→ COLLECTED DATA
+--

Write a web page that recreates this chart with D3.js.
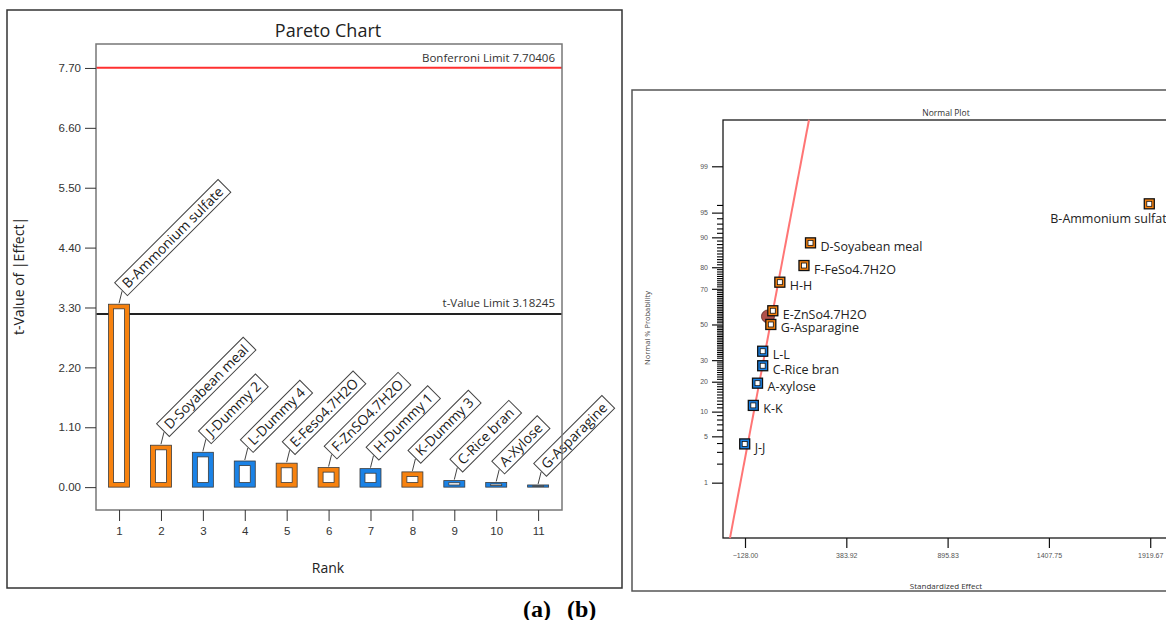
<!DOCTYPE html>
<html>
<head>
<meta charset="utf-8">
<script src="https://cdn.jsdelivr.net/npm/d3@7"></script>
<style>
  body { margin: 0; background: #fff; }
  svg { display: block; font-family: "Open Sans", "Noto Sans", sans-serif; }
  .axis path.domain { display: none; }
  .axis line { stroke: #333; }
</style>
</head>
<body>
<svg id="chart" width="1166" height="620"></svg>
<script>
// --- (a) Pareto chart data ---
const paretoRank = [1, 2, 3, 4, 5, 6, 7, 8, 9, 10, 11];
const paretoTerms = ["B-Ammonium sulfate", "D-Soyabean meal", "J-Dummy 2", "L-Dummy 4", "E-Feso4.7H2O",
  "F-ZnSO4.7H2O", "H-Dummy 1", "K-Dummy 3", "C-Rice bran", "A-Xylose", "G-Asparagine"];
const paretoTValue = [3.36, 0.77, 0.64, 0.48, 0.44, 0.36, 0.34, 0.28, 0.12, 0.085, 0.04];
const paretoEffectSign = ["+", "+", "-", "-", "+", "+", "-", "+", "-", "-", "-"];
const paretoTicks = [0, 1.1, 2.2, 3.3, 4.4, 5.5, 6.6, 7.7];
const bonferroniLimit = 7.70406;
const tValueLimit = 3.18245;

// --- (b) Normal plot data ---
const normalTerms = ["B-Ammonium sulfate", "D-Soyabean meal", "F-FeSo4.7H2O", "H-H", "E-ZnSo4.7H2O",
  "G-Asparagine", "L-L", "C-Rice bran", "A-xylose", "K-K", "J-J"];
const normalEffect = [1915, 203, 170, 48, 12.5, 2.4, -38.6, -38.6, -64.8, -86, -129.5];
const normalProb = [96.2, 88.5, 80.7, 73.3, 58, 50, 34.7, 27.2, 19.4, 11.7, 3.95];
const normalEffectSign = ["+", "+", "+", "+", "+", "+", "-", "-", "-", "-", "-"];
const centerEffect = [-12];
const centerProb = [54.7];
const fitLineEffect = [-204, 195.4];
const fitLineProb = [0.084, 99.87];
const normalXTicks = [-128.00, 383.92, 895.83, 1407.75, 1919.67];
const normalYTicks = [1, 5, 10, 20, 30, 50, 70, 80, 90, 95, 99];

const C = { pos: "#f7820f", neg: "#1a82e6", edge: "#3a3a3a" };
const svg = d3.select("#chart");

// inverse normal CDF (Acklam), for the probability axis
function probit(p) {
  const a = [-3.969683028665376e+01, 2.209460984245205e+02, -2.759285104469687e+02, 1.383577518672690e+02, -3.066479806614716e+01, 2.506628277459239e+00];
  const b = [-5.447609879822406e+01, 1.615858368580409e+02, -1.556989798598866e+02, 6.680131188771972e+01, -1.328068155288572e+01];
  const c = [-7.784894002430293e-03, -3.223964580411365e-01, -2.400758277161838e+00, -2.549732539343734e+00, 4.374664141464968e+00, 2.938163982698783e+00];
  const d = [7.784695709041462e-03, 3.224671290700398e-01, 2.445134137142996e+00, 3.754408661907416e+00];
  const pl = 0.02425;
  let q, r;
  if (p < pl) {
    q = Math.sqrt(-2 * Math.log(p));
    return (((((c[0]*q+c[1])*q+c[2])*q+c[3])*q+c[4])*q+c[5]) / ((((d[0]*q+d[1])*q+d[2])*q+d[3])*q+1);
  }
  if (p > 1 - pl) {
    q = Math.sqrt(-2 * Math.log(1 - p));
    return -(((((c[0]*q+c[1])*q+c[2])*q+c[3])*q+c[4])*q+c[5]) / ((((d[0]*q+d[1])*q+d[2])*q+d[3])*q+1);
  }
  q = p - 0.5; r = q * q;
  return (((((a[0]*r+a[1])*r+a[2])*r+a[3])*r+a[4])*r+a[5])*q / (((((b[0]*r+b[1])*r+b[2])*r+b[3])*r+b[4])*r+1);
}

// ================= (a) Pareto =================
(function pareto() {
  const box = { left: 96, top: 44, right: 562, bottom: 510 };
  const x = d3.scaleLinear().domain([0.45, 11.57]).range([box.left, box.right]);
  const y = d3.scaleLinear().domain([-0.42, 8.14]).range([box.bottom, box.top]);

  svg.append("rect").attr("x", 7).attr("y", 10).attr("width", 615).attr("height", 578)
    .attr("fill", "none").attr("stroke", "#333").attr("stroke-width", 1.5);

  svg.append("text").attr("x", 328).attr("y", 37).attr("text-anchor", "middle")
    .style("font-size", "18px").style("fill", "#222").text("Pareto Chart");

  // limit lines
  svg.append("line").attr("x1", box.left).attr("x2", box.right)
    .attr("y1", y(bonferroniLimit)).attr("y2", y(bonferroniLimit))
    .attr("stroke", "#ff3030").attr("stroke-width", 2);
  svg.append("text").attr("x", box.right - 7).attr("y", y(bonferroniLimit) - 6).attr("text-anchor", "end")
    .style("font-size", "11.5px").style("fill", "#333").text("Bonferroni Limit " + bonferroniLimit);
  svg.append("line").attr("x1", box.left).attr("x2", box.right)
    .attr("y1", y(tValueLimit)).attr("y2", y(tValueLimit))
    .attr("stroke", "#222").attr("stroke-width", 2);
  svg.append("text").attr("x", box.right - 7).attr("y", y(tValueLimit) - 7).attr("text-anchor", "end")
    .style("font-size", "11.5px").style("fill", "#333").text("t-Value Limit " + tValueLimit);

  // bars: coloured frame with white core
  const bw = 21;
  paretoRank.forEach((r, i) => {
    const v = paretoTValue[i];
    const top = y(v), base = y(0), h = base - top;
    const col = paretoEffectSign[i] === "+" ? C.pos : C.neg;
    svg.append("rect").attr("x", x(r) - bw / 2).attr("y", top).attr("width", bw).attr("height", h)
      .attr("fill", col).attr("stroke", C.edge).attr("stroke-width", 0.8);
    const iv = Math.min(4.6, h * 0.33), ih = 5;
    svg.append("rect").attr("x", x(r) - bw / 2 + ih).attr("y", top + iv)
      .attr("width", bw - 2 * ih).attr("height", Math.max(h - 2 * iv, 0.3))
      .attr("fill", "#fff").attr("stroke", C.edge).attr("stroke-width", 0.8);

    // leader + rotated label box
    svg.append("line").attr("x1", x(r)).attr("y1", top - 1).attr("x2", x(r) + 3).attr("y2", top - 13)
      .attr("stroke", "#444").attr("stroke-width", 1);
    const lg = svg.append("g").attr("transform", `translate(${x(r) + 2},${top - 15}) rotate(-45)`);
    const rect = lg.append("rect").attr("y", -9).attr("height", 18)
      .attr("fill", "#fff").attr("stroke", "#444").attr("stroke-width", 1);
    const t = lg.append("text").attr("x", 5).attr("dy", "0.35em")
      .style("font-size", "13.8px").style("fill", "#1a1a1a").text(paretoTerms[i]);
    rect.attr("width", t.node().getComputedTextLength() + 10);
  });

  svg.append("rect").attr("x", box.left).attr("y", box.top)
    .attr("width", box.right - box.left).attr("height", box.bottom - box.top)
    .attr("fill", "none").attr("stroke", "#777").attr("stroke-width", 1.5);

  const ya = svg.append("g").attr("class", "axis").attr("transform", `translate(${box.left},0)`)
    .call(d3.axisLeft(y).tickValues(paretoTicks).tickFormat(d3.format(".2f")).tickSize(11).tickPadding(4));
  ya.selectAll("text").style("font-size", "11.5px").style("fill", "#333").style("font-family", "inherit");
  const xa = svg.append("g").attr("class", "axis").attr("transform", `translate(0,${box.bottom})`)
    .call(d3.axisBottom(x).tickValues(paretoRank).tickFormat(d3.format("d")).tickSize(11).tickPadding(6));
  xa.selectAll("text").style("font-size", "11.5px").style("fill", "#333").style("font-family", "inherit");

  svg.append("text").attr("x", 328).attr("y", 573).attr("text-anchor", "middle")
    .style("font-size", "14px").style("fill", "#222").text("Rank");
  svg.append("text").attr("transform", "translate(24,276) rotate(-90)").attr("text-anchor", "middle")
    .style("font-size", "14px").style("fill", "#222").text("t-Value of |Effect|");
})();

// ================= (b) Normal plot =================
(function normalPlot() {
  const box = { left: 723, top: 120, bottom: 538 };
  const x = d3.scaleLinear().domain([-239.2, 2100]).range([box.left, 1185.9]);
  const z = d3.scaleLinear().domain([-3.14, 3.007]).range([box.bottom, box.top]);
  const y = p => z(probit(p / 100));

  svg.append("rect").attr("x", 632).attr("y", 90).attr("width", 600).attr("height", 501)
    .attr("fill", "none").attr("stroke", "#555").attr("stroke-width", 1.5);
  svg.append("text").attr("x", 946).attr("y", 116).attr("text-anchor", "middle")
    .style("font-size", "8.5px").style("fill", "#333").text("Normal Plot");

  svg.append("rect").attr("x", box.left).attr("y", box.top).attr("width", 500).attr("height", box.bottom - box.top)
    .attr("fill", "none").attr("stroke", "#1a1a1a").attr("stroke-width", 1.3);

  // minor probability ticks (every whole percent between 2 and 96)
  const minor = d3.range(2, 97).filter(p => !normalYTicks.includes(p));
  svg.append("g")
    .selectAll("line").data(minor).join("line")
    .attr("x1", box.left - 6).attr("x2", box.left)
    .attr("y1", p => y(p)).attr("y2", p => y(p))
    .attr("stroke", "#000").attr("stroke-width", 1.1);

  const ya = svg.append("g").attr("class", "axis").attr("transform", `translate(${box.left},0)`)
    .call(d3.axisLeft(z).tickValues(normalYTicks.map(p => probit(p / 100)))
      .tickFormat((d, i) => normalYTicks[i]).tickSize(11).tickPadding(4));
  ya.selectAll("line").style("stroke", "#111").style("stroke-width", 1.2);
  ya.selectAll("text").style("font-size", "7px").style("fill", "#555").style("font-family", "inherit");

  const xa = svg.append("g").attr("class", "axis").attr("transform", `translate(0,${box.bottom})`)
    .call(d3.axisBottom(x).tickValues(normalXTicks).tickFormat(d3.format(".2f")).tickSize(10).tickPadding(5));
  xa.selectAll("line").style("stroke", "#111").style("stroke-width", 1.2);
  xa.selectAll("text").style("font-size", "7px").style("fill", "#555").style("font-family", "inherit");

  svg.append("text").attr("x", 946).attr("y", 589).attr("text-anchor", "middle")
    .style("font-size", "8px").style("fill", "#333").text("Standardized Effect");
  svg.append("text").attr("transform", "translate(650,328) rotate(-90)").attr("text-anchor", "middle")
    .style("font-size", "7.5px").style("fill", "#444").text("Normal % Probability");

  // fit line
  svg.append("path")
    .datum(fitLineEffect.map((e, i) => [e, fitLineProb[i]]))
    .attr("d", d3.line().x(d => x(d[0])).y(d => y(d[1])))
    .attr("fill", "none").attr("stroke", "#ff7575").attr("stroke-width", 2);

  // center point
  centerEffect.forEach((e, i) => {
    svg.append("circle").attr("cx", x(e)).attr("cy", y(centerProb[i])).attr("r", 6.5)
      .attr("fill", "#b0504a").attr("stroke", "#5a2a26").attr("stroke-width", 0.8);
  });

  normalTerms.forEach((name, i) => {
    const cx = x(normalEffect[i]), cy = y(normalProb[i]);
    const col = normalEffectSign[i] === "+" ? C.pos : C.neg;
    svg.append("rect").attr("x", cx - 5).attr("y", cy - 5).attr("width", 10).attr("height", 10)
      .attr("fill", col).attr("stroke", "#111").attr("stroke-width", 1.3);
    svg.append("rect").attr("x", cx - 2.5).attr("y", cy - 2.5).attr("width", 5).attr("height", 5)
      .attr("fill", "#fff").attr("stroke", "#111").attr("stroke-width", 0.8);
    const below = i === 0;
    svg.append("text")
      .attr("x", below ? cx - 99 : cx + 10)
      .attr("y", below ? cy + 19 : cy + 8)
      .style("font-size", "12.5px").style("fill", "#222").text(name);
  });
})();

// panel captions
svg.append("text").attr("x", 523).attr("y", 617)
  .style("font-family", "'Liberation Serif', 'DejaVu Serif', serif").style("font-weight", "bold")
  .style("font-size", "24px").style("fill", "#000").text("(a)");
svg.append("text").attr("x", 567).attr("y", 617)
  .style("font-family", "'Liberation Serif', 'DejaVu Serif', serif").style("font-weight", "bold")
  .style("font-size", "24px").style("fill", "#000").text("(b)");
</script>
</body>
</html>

+--

→ WHAT IS NEEDED
Wherever "with" shows up in a line, copy that line.

→ REPLY TO THE EXERCISE
Write a web page that recreates this chart with D3.js.
  // bars: coloured frame with white core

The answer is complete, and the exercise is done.